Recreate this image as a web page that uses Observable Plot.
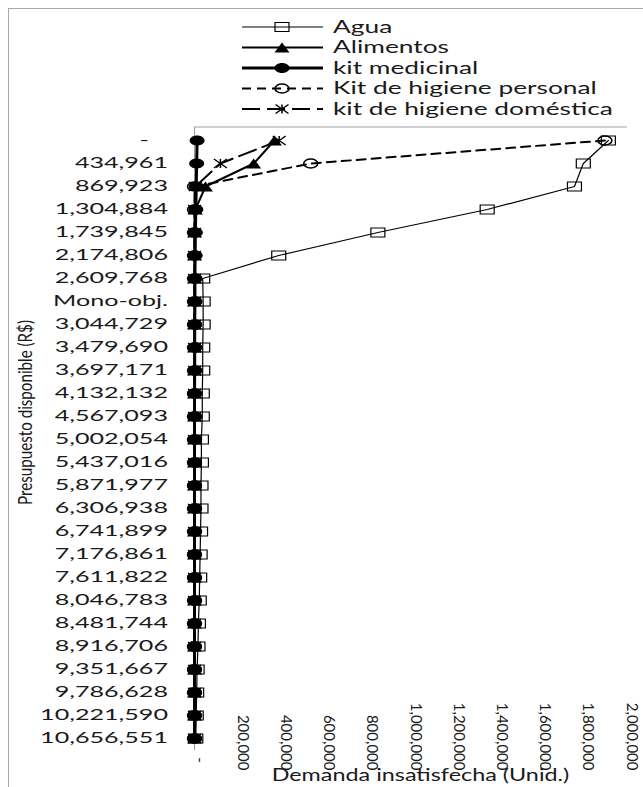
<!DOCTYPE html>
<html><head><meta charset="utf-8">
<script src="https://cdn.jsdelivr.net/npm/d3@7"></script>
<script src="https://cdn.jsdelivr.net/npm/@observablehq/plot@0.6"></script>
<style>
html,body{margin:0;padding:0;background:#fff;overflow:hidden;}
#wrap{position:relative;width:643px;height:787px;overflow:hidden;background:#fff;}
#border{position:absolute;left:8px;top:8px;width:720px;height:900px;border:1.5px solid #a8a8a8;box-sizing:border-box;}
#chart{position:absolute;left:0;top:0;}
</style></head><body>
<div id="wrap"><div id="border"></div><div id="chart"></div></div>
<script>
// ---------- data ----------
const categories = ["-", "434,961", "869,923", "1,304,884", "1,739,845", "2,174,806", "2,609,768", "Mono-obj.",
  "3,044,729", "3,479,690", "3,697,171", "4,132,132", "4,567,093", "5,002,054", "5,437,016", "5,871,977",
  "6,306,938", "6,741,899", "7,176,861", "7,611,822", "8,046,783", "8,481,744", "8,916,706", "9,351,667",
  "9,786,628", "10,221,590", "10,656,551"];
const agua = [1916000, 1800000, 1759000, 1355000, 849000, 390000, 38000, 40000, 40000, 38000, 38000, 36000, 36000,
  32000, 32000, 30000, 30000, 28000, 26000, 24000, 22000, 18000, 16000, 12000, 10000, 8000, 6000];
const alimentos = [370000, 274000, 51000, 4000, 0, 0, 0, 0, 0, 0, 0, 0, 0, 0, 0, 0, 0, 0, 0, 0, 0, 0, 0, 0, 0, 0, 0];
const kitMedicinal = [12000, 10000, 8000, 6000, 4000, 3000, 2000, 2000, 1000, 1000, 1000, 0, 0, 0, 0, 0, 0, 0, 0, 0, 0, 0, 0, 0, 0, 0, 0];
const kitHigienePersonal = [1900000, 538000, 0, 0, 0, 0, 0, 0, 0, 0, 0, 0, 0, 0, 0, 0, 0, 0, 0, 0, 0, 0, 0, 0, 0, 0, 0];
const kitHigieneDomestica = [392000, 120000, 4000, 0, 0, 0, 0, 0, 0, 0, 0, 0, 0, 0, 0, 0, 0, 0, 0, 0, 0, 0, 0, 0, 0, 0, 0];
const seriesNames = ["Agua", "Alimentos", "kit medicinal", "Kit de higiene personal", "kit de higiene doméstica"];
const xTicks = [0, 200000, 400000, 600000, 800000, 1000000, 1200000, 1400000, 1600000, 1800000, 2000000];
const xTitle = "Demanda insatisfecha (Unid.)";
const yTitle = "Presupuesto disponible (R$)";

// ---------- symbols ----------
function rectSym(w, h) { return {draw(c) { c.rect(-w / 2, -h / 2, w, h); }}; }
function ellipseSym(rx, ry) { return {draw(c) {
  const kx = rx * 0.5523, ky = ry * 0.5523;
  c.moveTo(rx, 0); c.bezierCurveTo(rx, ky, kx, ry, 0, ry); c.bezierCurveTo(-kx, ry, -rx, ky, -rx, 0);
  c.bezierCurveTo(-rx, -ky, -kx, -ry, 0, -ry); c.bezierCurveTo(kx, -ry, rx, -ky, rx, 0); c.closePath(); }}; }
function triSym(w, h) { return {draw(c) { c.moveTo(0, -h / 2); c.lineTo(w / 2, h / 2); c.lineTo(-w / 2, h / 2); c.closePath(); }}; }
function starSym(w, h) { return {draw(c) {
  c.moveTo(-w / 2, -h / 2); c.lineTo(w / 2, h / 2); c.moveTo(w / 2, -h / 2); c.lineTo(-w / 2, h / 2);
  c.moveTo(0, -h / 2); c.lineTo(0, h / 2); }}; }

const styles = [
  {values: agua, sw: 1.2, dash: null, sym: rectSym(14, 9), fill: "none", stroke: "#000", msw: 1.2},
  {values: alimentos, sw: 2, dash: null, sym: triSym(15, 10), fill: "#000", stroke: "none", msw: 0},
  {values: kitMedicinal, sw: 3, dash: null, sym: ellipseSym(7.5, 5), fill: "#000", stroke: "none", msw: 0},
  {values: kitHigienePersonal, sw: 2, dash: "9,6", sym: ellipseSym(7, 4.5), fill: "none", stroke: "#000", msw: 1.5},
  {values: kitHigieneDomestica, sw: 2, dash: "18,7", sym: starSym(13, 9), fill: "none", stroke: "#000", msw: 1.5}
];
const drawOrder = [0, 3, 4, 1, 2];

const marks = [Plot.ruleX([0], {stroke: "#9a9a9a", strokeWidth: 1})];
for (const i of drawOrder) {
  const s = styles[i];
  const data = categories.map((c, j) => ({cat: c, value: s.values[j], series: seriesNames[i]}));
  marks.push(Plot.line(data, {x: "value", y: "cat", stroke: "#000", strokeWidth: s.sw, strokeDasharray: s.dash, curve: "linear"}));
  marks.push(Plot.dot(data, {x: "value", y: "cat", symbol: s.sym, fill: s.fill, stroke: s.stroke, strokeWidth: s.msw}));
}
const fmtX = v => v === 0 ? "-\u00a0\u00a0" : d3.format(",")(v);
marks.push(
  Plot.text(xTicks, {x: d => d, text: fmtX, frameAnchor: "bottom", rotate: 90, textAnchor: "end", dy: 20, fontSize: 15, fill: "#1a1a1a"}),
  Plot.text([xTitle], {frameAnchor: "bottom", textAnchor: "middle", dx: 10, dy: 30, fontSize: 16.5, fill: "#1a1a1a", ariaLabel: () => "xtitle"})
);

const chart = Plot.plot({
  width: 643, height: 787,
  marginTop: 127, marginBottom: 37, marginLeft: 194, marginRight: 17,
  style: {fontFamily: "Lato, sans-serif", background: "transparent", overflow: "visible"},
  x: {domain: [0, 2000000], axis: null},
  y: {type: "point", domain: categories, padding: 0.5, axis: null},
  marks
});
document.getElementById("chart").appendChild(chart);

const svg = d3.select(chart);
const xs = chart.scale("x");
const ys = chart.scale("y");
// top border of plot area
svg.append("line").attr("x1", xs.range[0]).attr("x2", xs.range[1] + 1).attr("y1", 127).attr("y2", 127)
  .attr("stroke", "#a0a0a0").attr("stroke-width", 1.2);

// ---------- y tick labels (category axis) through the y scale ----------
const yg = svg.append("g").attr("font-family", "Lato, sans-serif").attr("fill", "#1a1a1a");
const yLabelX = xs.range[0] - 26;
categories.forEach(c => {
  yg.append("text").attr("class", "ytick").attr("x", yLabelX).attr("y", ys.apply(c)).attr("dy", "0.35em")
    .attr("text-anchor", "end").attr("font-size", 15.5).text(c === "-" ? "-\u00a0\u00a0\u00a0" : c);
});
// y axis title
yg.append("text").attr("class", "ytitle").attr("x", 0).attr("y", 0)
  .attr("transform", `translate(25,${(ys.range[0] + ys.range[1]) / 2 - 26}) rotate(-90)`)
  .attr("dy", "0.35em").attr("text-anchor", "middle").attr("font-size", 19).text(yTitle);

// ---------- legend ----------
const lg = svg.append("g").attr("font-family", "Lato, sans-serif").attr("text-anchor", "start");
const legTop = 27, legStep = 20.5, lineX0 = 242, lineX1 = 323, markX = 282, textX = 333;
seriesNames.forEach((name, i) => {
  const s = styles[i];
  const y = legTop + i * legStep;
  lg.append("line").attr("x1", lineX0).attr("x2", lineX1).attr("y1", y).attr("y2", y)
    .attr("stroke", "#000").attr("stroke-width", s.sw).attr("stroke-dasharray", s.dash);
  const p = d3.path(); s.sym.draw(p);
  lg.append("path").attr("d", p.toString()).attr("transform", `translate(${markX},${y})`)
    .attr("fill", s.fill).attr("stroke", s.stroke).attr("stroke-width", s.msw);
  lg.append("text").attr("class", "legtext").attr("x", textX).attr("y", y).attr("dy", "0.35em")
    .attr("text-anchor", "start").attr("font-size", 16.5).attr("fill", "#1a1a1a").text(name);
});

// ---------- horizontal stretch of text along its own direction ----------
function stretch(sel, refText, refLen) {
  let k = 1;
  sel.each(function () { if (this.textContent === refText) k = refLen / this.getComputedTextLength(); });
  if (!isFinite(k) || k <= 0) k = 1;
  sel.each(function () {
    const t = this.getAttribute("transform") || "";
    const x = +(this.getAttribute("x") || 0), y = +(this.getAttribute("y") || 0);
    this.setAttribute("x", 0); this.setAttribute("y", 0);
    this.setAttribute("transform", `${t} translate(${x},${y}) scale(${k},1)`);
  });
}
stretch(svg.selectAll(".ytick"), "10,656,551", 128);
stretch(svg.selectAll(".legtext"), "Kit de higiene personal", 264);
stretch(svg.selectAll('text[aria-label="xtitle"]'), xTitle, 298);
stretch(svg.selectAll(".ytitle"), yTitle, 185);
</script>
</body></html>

• • •

Pull every line containing the word "this" out of the material and copy it.

EXERCISE OUTPUT:
Recreate this image as a web page that uses Observable Plot.
  sel.each(function () { if (this.textContent === refText) k = refLen / this.getComputedTextLength(); });
    const t = this.getAttribute("transform") || "";
    const x = +(this.getAttribute("x") || 0), y = +(this.getAttribute("y") || 0);
    this.setAttribute("x", 0); this.setAttribute("y", 0);
    this.setAttribute("transform", `${t} translate(${x},${y}) scale(${k},1)`);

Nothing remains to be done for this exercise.